Can I lose money on a flash loan?
Not from the loan itself, in the sense that you can never owe more than you borrowed and fail to repay, because the entire transaction reverts if repayment is not achieved. You can, however, lose the gas fee for a transaction that fails to execute profitably, meaning the cost of a failed flash loan attempt is limited to the gas spent attempting it, not the loan amount itself.
Do I need to be a programmer to use flash loans?
For custom flash loan logic, yes, you need to write and deploy a smart contract containing your intended sequence of operations. For common, pre-built use cases like collateral swaps on platforms that have integrated this functionality into their standard interface, no programming knowledge is required, since the protocol's front-end handles the underlying contract interaction on your behalf.
Why are flash loans associated with DeFi hacks?
Flash loans have been the enabling mechanism in numerous oracle manipulation exploits, where an attacker borrows a large amount of capital momentarily to artificially distort a price that a vulnerable protocol relies on, executes a profitable action based on that distorted price, and repays the loan, all within one transaction.

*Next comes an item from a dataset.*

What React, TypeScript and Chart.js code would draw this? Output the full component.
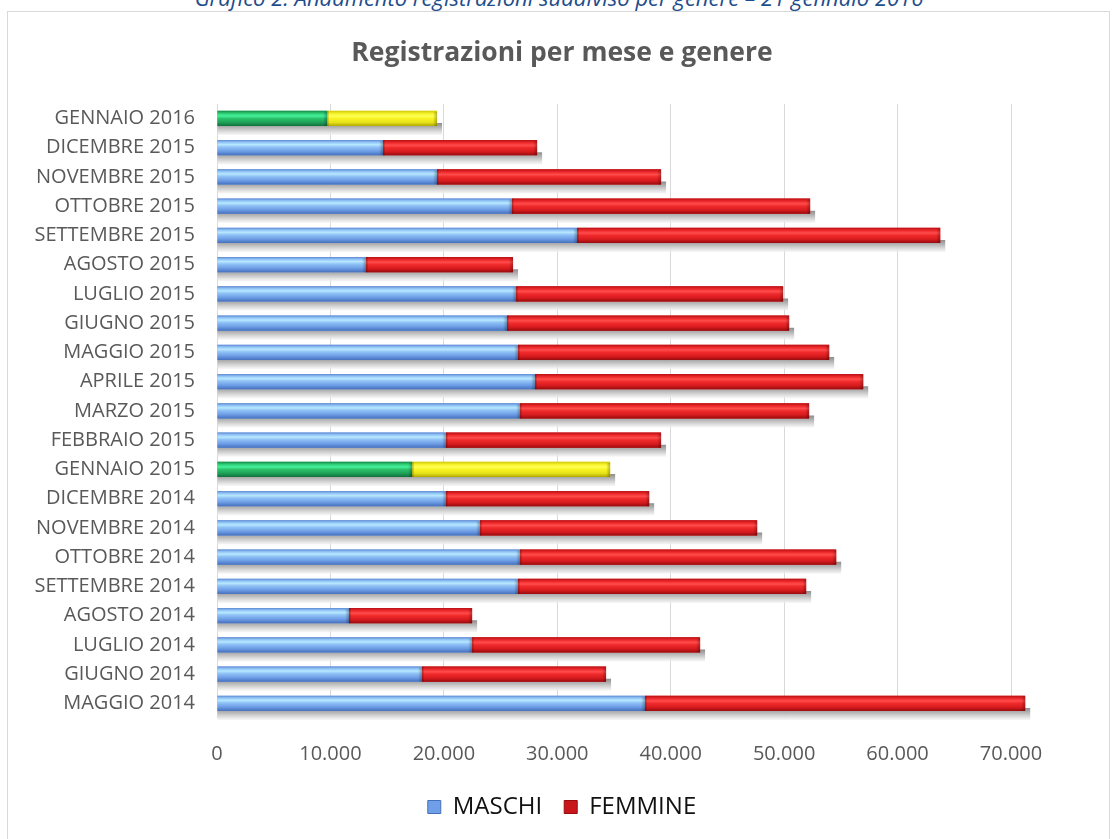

The flash loan itself is not malicious, it is simply the tool that makes acquiring the large amount of capital needed to manipulate a price economically feasible without the attacker needing to genuinely own that capital.
What is the difference between a flash loan and a flash swap?
A flash loan, in Aave's implementation, lets you borrow any supported asset from the protocol's lending pool with the standard atomic repayment requirement. A flash swap, Uniswap's related mechanism, lets you borrow directly from a specific liquidity pool with the same atomic repayment guarantee, but the borrowed asset and the mechanics are tied specifically to that pool's available liquidity and fee structure, rather than a separate, dedicated lending pool.